In its push for 100% slave-free chocolate, Tony’s promotes a business model rooted in a virtuous cycle that features traceable cocoa beans, higher prices, stronger farmers, long-term connections with farmer co-ops, improved productivity and reduced dependency on cocoa. The company also lobbies for laws that require corporations to confirm that no child labor exists throughout their supply chains.
“This isn’t just about business; it’s about human rights and equity,” White said.
In addition to describing the harsh realities of the industry and the founder’s disruptive response, White handed out dozens of Tony’s Chocolonley 6.35-ounce chocolate bars in an assortment of flavors to class members and a few lucky friends.
“By refining their own work through 10 weeks of exposure to what a client wants or thinks is a priority, these students are getting a great classroom experience,” Babic Rosario said. “Rather than rely only on text books or other reflective approaches, they’re participating in active learning, and by applying what they’re learning immediately after learning about it, they’re being exposed to a real world experience.”
Nate Stover, a junior planning on majoring in finance, has found the dose of reality enlightening in MKTG 2800. He’s part of one of the six groups in the class tasked with developing a 10-page marketing plan for the brand to be shared with White.
“Prior to this class, I thought it was easy to speculate what needs to go into marketing and what a company needs to do to be successful,” he said. “But working through this experience and really learning what marketing actually entails has provided much more insight into knowing the decisions and steps that need to be taken for success.”
Given the MKTG 4530 focus on developing and applying marketing research tools, as well as interpreting findings, Babic Rosario split the class into three teams and charged each with mining extensive consumer databases, conducting in-depth interviews and running online surveys to uncover potentially valuable market niches for the premium-priced Tony’s.
“Based on the feedback we got from our initial research, we landed upon a target that hasn’t necessarily been researched much and we feel we have a lot of opportunity to produce something that’s unique and different,” said Danielle Nebel, a student in the Master of Science in Marketing program. “Specifically, as a potentially valuable target market we identified the cause-oriented millennial parents, or those who look for purpose behind the companies they support, and we got really good feedback from Ms. White that she is excited to learn about what we find.”

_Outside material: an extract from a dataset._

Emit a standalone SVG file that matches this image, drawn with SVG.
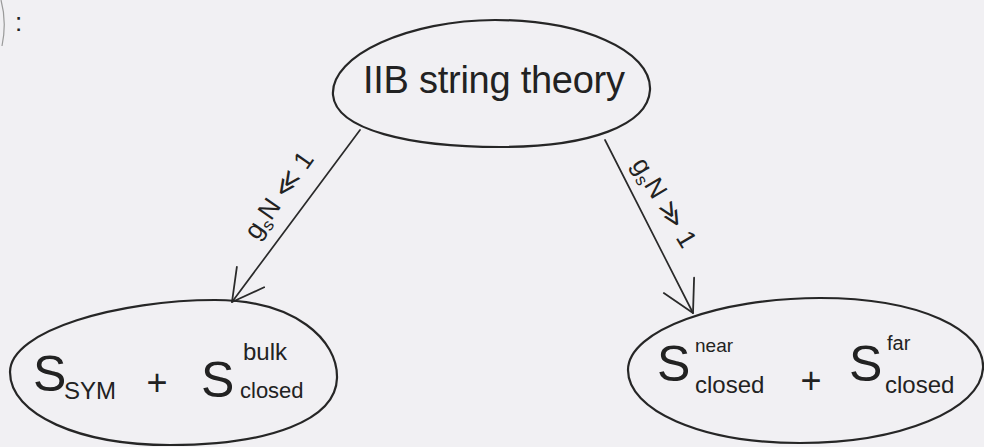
<svg xmlns="http://www.w3.org/2000/svg" width="984" height="447" viewBox="0 0 984 447">
  <style>
    .bg { fill: #f1f0f3; }
    .node { fill: none; stroke: #262626; stroke-width: 2.2; stroke-linejoin: round; }
    .edge { fill: none; stroke: #2a2a2a; stroke-width: 1.7; stroke-linecap: round; }
    .t { font-family: "Liberation Sans", "DejaVu Sans", sans-serif; fill: #222; }
    .big { font-size: 50px; }
    .sub { font-size: 24px; }
    .sup { font-size: 19px; }
    .plus { font-size: 36px; text-anchor: middle; }
    .lbl { font-size: 26px; text-anchor: middle; }
  </style>
  <defs>
    <marker id="arrow" markerUnits="userSpaceOnUse" viewBox="-34 -20 40 40" refX="0" refY="0" markerWidth="40" markerHeight="40" orient="auto" overflow="visible">
      <path d="M-31,-17 L0,0 L-31,17" fill="none" stroke="#2a2a2a" stroke-width="1.8" stroke-linecap="round" stroke-linejoin="round"/>
    </marker>
  </defs>
  <rect class="bg" x="0" y="0" width="984" height="447"/>

  <g id="corner">
    <path d="M1,0 Q7,22 2,46" fill="none" stroke="#9a9a9a" stroke-width="1.2"/>
    <text class="t" x="15" y="31" font-size="26">:</text>
  </g>

  <g id="edges">
    <g id="edge-left">
      <path class="edge" d="M360,130 L232,302" marker-end="url(#arrow)"/>
      <text class="t lbl" transform="translate(286,200) rotate(-55)" textLength="100" lengthAdjust="spacing">g<tspan dy="5" font-size="17">s</tspan><tspan dy="-5">N ≪ 1</tspan></text>
    </g>
    <g id="edge-right">
      <path class="edge" d="M605,140 L693,313" marker-end="url(#arrow)"/>
      <text class="t lbl" transform="translate(657,207) rotate(59)" textLength="100" lengthAdjust="spacing">g<tspan dy="5" font-size="17">s</tspan><tspan dy="-5">N ≫ 1</tspan></text>
    </g>
  </g>

  <g id="node-top">
    <path class="node" d="M333,95 C330,55 410,20 495,20 C580,20 652,50 650,90 C648,125 590,147 500,147 C410,147 336,130 333,95 Z"/>
    <text class="t" x="363" y="93" font-size="38" textLength="262" lengthAdjust="spacing">IIB string theory</text>
  </g>

  <g id="node-left">
    <path class="node" d="M10,372 C10,330 120,300 215,300 C295,300 338,340 337,378 C336,420 270,445 170,445 C80,445 10,415 10,372 Z"/>
    <text class="t big" x="33" y="391">S</text>
    <text class="t sub" x="64" y="399">SYM</text>
    <text class="t plus" x="157" y="395">+</text>
    <text class="t big" x="201" y="397">S</text>
    <text class="t sub" x="243" y="360">bulk</text>
    <text class="t" x="240" y="398" font-size="22">closed</text>
  </g>

  <g id="node-right">
    <path class="node" d="M628,370 C628,330 720,298 820,298 C920,298 985,330 983,368 C981,410 900,443 800,443 C700,443 628,410 628,370 Z"/>
    <text class="t big" x="657" y="381">S</text>
    <text class="t sup" x="695" y="352">near</text>
    <text class="t sub" x="695" y="393">closed</text>
    <text class="t plus" x="811" y="393">+</text>
    <text class="t big" x="849" y="381">S</text>
    <text class="t" x="887" y="350" font-size="20">far</text>
    <text class="t sub" x="885" y="393">closed</text>
  </g>
</svg>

Through both classes, White also fulfilled a goal of boosting awareness within a demographic that thrives beyond the confines of traditional marketing tactics—a critical boost for Tony’s considering it doesn’t spend a dime on paid advertising.
“Since I’ve started this class, I’ve been more aware of Tony’s and have told others and it’s been interesting to see that snowball effect happen,” said Lorelei Strasburger, another MS Marketing student. “Since we’ve learned that 47% of chocolate consumers buy a brand because they’ve already bought it, we’re seeing the challenge of breaking through that trend and encouraging consumers to try it if they’re not familiar with it.”
The classes are benefiting from Babic Rosario’s efforts at this year’s South by Southwest Festival, which she attended as part of Teaching Associate Professor Michael Myers’ annual class trip to the iconic Austin, Texas, celebration of ideas and the arts. Inspired by a presentation by Tony Chocolonely’s Choco Evangelist, Ynzo van Zanten, and delighted by the rich taste of the Belgium-made candy, she sought out White and invited her to visit DU and collaborate with the students.
“Yes, I love chocolate, but perhaps more importantly, I am very interested in the pervasive problems of the industry that are not top of mind for the average consumer,” Babic Rosario said. “At Daniels, we’re about pioneering business for good. Tony’s is a brand that’s trying to impact the world in a positive way, which is why it resonates with me and what we’re teaching our students.”